Эль Греко оставил нам один незабываемый пейзаж — «Вид Толедо» (ил. 60) из музея Метрополитен в Нью-Йорке. Это подлинно экспрессионистическая работа, картина состояния души самого Эль Греко, который к моменту ее написания настолько сроднился с этим городом, что становится понятным, почему Баррес считал ее выражением духа Толедо, хоть нам и ясно, что художник другого темперамента, но столь же сильного воображения сумел бы убедить нас в подлинности совершенно иного по характеру Толедо. Это удивительное произведение — исключение из всех правил, оно чуждо духу искусства Средиземноморья, чуждо пейзажу XVII века. Оно гораздо ближе романтизму XIX столетия, при том что Тёрнер не столь болезненно впечатлителен, а Ван Гог менее изобретателен, и в поисках аналогии следует обратиться к музыке романтиков — к Листу и Берлиозу. И все же пейзажи Эль Греко, как и все его творчество, представляют собой сложное сочетание византийских традиций и машинерии маньеризма. Одна из самых ранних его картин (около 1570) — пейзаж, в котором он откровенно использует стилизованные скалы византийской иконографии (ил. 61). Одна из последних (около 1610) — панорама Толедо в Casa Greco[29], представляющая собой типичный образец романтической картографии маньеризма, вплоть до таких атрибутов, как речное божество и карта, хотя художник и придал картине всеохватывающую ритмическую жизнь, отличающую ее от работ Эйтенса и прочих топографов-поденщиков того времени.
Композиционная схема маньеризма подготовила почву для одного из величайших пейзажистов — Питера Пауля Рубенса. Разумеется, его нельзя ставить в один ряд с художниками, которых мы только что рассматривали. Тинторетто едва ли стал бы тратить время на точную зарисовку формы одного-единственного листа, тогда как рубенсовские рисунки с натуры — в ряду самых чутких и внимательных штудий, когда-либо созданных. Куманика, покрывающая мертвый ствол и прорисованная до мельчайших подробностей, причудливо переплетенные заросли ивняка — все это передано с большой достоверностью и выглядит очень естественно.
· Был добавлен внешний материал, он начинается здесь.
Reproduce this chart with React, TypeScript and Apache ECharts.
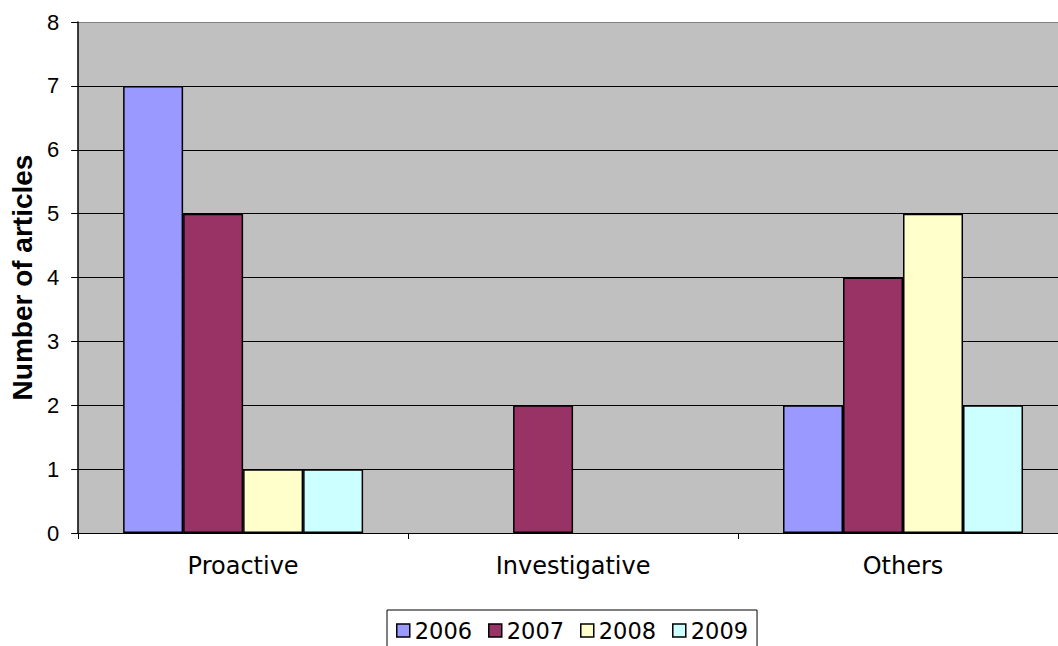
import React, { useEffect, useRef } from "react";
import * as echarts from "echarts";

const categories = ["Proactive", "Investigative", "Others"];
const seriesNames = ["2006", "2007", "2008", "2009"];
const values2006 = [7, 0, 2];
const values2007 = [5, 2, 4];
const values2008 = [1, 0, 5];
const values2009 = [1, 0, 2];
const seriesColors = ["#9999FF", "#993366", "#FFFFCC", "#CCFFFF"];
const yTicks = [0, 1, 2, 3, 4, 5, 6, 7, 8];

export default function App() {
  const ref = useRef<HTMLDivElement>(null);
  useEffect(() => {
    if (!ref.current) return;
    const chart = echarts.init(ref.current, undefined, { renderer: "svg" });
    const allValues = [values2006, values2007, values2008, values2009];
    const splitColors = yTicks.map((t, i) => (i === yTicks.length - 1 ? "#808080" : "#000000"));
    chart.setOption({
      animation: false,
      backgroundColor: "#ffffff",
      grid: {
        left: 75,
        top: 22,
        right: 0,
        bottom: 113,
        show: true,
        backgroundColor: "#C0C0C0",
        borderWidth: 0,
      },
      legend: {
        data: seriesNames,
        left: 387,
        top: 610,
        icon: "rect",
        itemWidth: 13,
        itemHeight: 13,
        itemGap: 16,
        itemTextGap: 8,
        padding: [9, 9, 20, 9],
        borderColor: "#000000",
        borderWidth: 1,
        backgroundColor: "#ffffff",
        textStyle: { fontFamily: "DejaVu Sans", fontSize: 22.5, color: "#000" },
        itemStyle: { borderColor: "#000", borderWidth: 1.5 },
      },
      xAxis: {
        type: "category",
        data: categories,
        axisLine: { show: true, lineStyle: { color: "#000", width: 1 } },
        axisTick: { show: true, length: 6, lineStyle: { color: "#000" } },
        axisLabel: {
          margin: 21,
          fontFamily: "DejaVu Sans",
          fontSize: 24,
          color: "#000",
        },
      },
      yAxis: {
        type: "value",
        min: 0,
        max: 8,
        interval: 1,
        name: "Number of articles",
        nameLocation: "middle",
        nameRotate: 90,
        nameGap: 42,
        nameTextStyle: {
          fontFamily: "Liberation Sans",
          fontWeight: "bold",
          fontSize: 28,
          color: "#000",
        },
        axisLine: { show: true, lineStyle: { color: "#000", width: 1.5 } },
        axisTick: { show: true, length: 7, lineStyle: { color: "#000" } },
        axisLabel: {
          margin: 19,
          fontFamily: "Liberation Sans",
          fontSize: 22,
          color: "#000",
        },
        splitLine: { show: true, lineStyle: { color: splitColors, width: 1 } },
      },
      series: seriesNames.map((name, i) => ({
        name,
        type: "bar",
        data: allValues[i].map((v) => (v === 0 ? "-" : v)),
        barWidth: 60,
        barGap: "0%",
        itemStyle: { color: seriesColors[i], borderColor: "#000", borderWidth: 1.5 },
      })),
    });
    return () => chart.dispose();
  }, []);
  return (
    <div style={{ position: "fixed", left: 0, top: 0, width: 1058, height: 646, overflow: "hidden" }}>
      <div ref={ref} style={{ position: "absolute", left: 0, top: 0, width: 1068, height: 646 }} />
    </div>
  );
}
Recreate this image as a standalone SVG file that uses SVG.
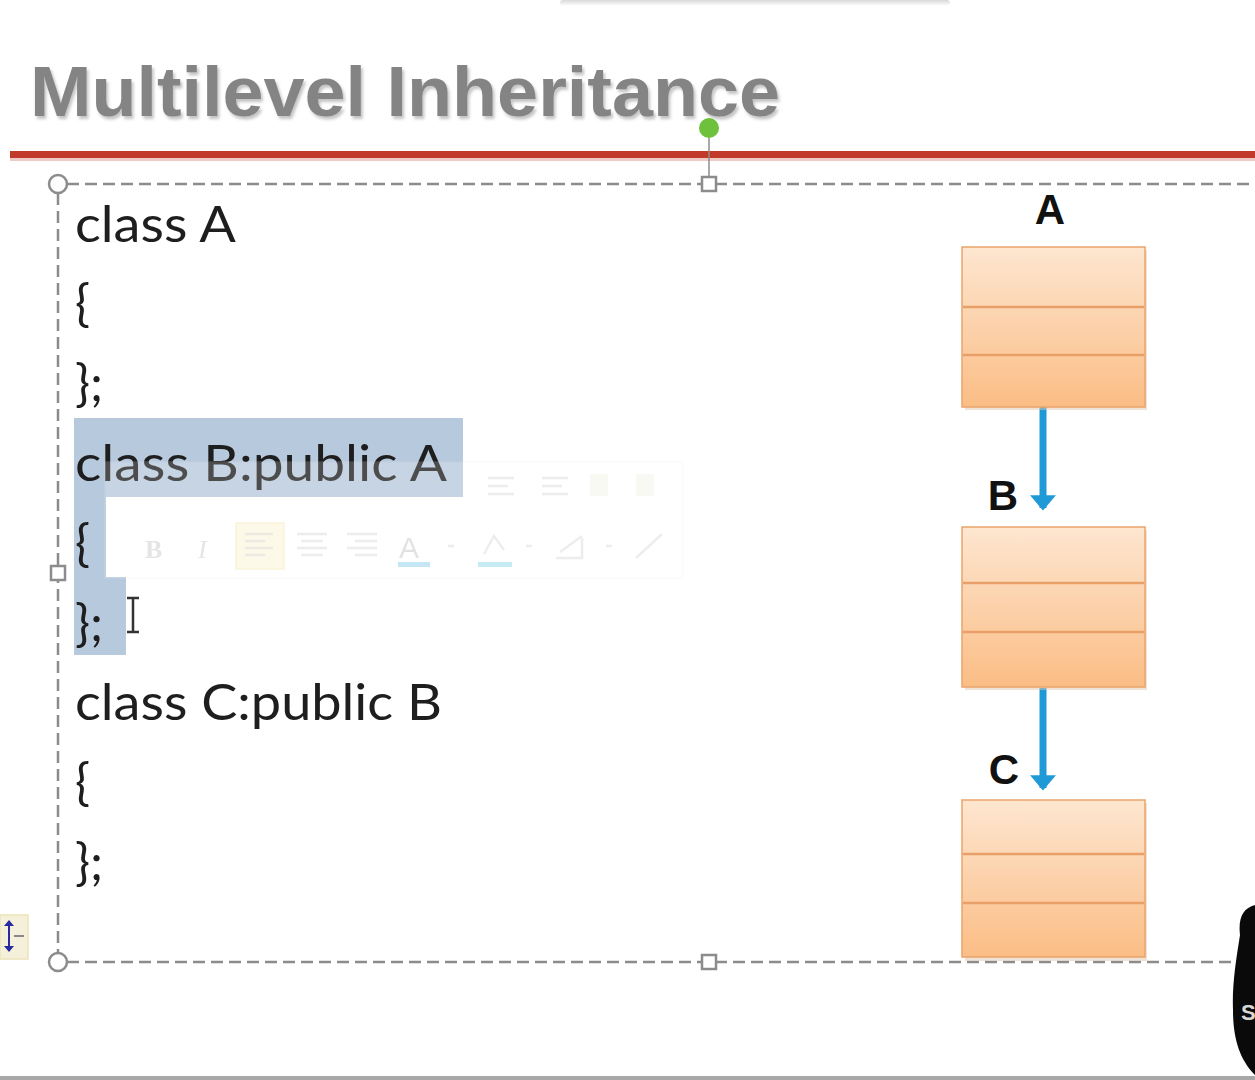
<svg xmlns="http://www.w3.org/2000/svg" width="1255" height="1080" viewBox="0 0 1255 1080">
<style>
.code{font-family:Lato,"Liberation Sans",sans-serif;font-size:50px;fill:#1e1e1e}
.lbl{font-family:"Liberation Sans",Arial,sans-serif;font-weight:bold;font-size:42px;fill:#111}
.frame{fill:none;stroke:#8c8c8c;stroke-width:2.5;stroke-dasharray:12 6}
.box{fill:url(#boxg);stroke:#eaa46a;stroke-width:1.5}
.div{stroke:#e8a068;stroke-width:2.5}
.conn{stroke:#1f9ad6;stroke-width:7;fill:none}
.tb{fill:none;stroke:#c8c8c8;stroke-width:2.5;opacity:.55}
.handle{fill:#fff;stroke:#8c8c8c;stroke-width:2.5}
</style>
<defs>
<linearGradient id="boxg" x1="0" y1="0" x2="0" y2="1">
<stop offset="0" stop-color="#fde6d0"/>
<stop offset="1" stop-color="#fbbd85"/>
</linearGradient>
<linearGradient id="topsh" x1="0" y1="0" x2="0" y2="1">
<stop offset="0" stop-color="#d8d8d8"/>
<stop offset="1" stop-color="#ffffff"/>
</linearGradient>
<filter id="tshadow" x="-5%" y="-20%" width="110%" height="140%">
<feDropShadow dx="2" dy="3" stdDeviation="1.5" flood-color="#bdbdbd" flood-opacity="0.9"/>
</filter>
<marker id="arr" viewBox="0 0 6 10" refX="5" refY="5" markerWidth="2.2" markerHeight="3.7" orient="auto" markerUnits="strokeWidth" preserveAspectRatio="none">
<path d="M0,0 L6,5 L0,10 z" fill="#1f9ad6"/>
</marker>
</defs>
<rect width="1255" height="1080" fill="#ffffff"/>
<rect x="560" y="0" width="390" height="6" rx="3" fill="url(#topsh)"/>
<rect x="0" y="1076" width="1255" height="4" fill="#a8a8a8"/>

<g id="title">
<text x="30" y="116" font-family="Liberation Sans, Arial, sans-serif" font-weight="bold" font-size="70" fill="#848484" textLength="750" lengthAdjust="spacingAndGlyphs" filter="url(#tshadow)">Multilevel Inheritance</text>
<rect x="10" y="151" width="1245" height="7" fill="#c0392b"/>
<rect x="10" y="158" width="1245" height="3" fill="#efc9c4"/>
</g>

<g id="selection-frame">
<line x1="709" y1="138" x2="709" y2="178" stroke="#8c8c8c" stroke-width="1.5"/>
<circle cx="709" cy="128" r="10" fill="#6dc13c"/>
<path class="frame" d="M67,184 H1255 M58,193 V953 M67,962 H1255"/>
<circle class="handle" cx="58" cy="184" r="9"/>
<circle class="handle" cx="58" cy="962" r="9"/>
<rect class="handle" x="702" y="177" width="14" height="14"/>
<rect class="handle" x="702" y="955" width="14" height="14"/>
<rect class="handle" x="51" y="566" width="14" height="14"/>
<rect x="0" y="915" width="28" height="44" fill="#f4f0da" stroke="#ece4b8" stroke-width="1.5"/>
<path d="M4,926 l5,-6 l5,6 z M4,946 l5,6 l5,-6 z" fill="#2a2aa0"/>
<line x1="9" y1="926" x2="9" y2="946" stroke="#2a2aa0" stroke-width="2"/>
<line x1="14" y1="936" x2="24" y2="936" stroke="#888" stroke-width="2"/>
</g>

<g id="code">
<rect x="74" y="418" width="389" height="79" fill="#b7c9dd"/>
<rect x="74" y="497" width="32" height="80" fill="#b7c9dd"/>
<rect x="74" y="577" width="52" height="78" fill="#b7c9dd"/>
<text class="code" x="75" y="242" textLength="161" lengthAdjust="spacingAndGlyphs">class A</text>
<text class="code" x="75" y="321">{</text>
<text class="code" x="75" y="401">};</text>
<text class="code" x="75" y="481" fill="#22324a" textLength="372" lengthAdjust="spacingAndGlyphs">class B:public A</text>
<text class="code" x="75" y="561">{</text>
<text class="code" x="75" y="641">};</text>
<text class="code" x="75" y="720" textLength="367" lengthAdjust="spacingAndGlyphs">class C:public B</text>
<text class="code" x="75" y="800">{</text>
<text class="code" x="75" y="880">};</text>
<path d="M127,598 h12 M133,598 v34 M127,632 h12" stroke="#333" stroke-width="2.5" fill="none"/>
</g>

<g id="mini-toolbar" opacity="0.6">
<rect x="105" y="462" width="578" height="116" fill="#ffffff" opacity="0.35" stroke="#ececec" stroke-width="1.5"/>
<rect x="236" y="523" width="48" height="46" fill="#fdf6dc" stroke="#f6ecc4" stroke-width="1.5"/>
<text x="145" y="558" font-family="Liberation Serif, serif" font-weight="bold" font-size="26" fill="#d4d4d4">B</text>
<text x="198" y="558" font-family="Liberation Serif, serif" font-style="italic" font-size="26" fill="#d4d4d4">I</text>
<path class="tb" d="M245,534 h28 M245,541 h20 M245,548 h28 M245,555 h20 M297,534 h30 M301,541 h22 M297,548 h30 M301,555 h22 M347,534 h30 M355,541 h22 M347,548 h30 M355,555 h22"/>
<text x="399" y="558" font-family="Liberation Sans, sans-serif" font-size="30" fill="#d0d0d0">A</text>
<rect x="398" y="562" width="32" height="5" fill="#9fd6ee"/>
<rect x="478" y="562" width="34" height="5" fill="#9fe0f0"/>
<path class="tb" d="M484,554 l10,-18 l10,14 M556,558 h26 v-20 M560,552 l22,-16 M636,558 l26,-24"/>
<path class="tb" d="M448,546 h6 M526,546 h6 M606,546 h6"/>
<path class="tb" d="M488,478 h26 M488,486 h20 M488,494 h26 M542,478 h26 M542,486 h20 M542,494 h26"/>
<rect x="590" y="474" width="18" height="22" fill="#eeeede" opacity="0.6"/>
<rect x="636" y="474" width="18" height="22" fill="#eeeede" opacity="0.6"/>
</g>

<g id="connectors">
<line class="conn" x1="1043" y1="404" x2="1043" y2="508" marker-end="url(#arr)"/>
<line class="conn" x1="1043" y1="688" x2="1043" y2="788" marker-end="url(#arr)"/>
</g>

<g id="node-A">
<text class="lbl" x="1050" y="224" text-anchor="middle">A</text>
<rect x="965" y="250" width="182" height="160" fill="#e0c8b0" opacity="0.5"/>
<rect class="box" x="962" y="247" width="183" height="160"/>
<line class="div" x1="963" y1="307" x2="1144" y2="307"/>
<line class="div" x1="963" y1="355" x2="1144" y2="355"/>
</g>

<g id="node-B">
<text class="lbl" x="1003" y="510" text-anchor="middle">B</text>
<rect x="965" y="530" width="182" height="160" fill="#e0c8b0" opacity="0.5"/>
<rect class="box" x="962" y="527" width="183" height="160"/>
<line class="div" x1="963" y1="583" x2="1144" y2="583"/>
<line class="div" x1="963" y1="632" x2="1144" y2="632"/>
</g>

<g id="node-C">
<text class="lbl" x="1004" y="784" text-anchor="middle">C</text>
<rect x="965" y="803" width="182" height="158" fill="#e0c8b0" opacity="0.5"/>
<rect class="box" x="962" y="800" width="183" height="157"/>
<line class="div" x1="963" y1="854" x2="1144" y2="854"/>
<line class="div" x1="963" y1="903" x2="1144" y2="903"/>
</g>

<g id="corner-figure">
<path d="M1255,905 C1243,908 1238,918 1240,935 C1236,960 1232,985 1233,1010 C1233,1035 1238,1058 1255,1075 Z" fill="#0a0a0a"/>
<text x="1241" y="1020" font-family="Liberation Sans, sans-serif" font-weight="bold" font-size="22" fill="#d8d8d8">S</text>
</g>
</svg>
Среди рисунков Рубенса есть такие, что по тонкости передачи атмосферы могли бы встать в один ряд с рисунками Тёрнера, Моне и с живописью династии Сун; их отличает лишь большая жизненная энергия. И хотя эта изумительная мощь в фиксации деталей природы часто передавалась и в картинах Рубенса, его нельзя назвать живописцем реальности. Конечно, его пейзажи не подпадают под обвинение в «банальности изображения конкретного места», высказанное Фюзели. Нет в них ни литературности, ни оглядки на золотой век, который я назвал «веком Вергилия». Поэтому они и появляются в настоящей главе, при том что слово «фантазия» слишком слабо для описания их образного богатства и теплоты.
Как Шекспир переработал избитые темы елизаветинской драмы, так и Рубенс пылкостью воображения, неутомимой жизненной энергией и богатством живописного языка придал изношенной схеме маньеристического пейзажа новый блеск. Его ранние пейзажи — такие, как «Кораблекрушение Энея» из Берлина или «Филемон и Бавкида» из Вены (ил. 62), — по внешним признакам соответствуют модели, встречающейся, например, в гравюрах Брейгеля, но модель эта стала более сложной и динамичной. Ни в одном пейзаже страстное желание маньеристов удержать все формы в потоке постоянного движения не было столь блистательно реализовано, как в «Филемоне и Бавкиде». Но арки и спирали, при виде которых захватывает дух, подчинены рассчитанному с классическим чувством ритму горизонталей.